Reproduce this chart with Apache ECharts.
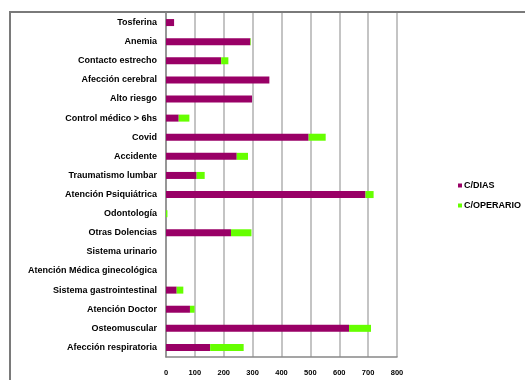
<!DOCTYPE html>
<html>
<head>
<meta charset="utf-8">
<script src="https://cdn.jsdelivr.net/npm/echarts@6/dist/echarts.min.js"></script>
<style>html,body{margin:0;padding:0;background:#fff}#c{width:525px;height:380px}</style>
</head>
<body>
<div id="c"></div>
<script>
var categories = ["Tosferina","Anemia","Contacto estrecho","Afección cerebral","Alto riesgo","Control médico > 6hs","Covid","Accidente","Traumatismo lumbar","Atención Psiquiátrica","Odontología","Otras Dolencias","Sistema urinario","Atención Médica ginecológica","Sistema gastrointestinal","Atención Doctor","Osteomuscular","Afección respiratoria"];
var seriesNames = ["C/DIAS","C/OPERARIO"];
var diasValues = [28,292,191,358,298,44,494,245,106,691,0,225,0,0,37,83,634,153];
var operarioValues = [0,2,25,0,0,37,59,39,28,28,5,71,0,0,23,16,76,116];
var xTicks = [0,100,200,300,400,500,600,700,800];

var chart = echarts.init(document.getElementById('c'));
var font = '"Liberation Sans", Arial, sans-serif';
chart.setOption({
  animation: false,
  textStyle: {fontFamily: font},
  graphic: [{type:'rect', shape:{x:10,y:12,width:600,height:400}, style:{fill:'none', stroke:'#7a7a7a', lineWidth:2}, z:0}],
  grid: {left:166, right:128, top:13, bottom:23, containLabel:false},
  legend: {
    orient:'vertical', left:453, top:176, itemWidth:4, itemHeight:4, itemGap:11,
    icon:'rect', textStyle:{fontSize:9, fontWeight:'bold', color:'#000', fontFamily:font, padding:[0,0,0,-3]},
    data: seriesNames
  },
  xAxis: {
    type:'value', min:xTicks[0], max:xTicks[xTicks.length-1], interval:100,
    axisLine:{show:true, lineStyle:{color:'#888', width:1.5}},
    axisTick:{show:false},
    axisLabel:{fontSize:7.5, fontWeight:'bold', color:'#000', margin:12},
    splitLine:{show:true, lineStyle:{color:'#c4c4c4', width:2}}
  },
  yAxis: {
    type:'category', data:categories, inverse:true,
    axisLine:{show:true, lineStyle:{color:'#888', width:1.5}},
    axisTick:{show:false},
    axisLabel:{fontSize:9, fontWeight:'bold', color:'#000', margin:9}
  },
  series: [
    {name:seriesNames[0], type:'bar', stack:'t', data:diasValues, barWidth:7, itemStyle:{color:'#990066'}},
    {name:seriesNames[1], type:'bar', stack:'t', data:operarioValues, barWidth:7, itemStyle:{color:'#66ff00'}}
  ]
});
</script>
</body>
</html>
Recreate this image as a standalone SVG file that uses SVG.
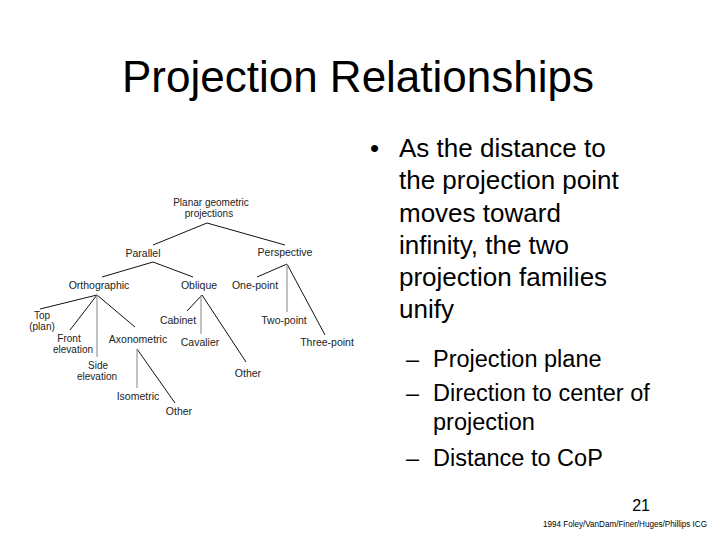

========================

» EXERCISE: In the lines above, find each one with "this" and list it.

» REPLY:
Reproduce this chart with Apache ECharts.
Recreate this image as a standalone SVG file that uses SVG.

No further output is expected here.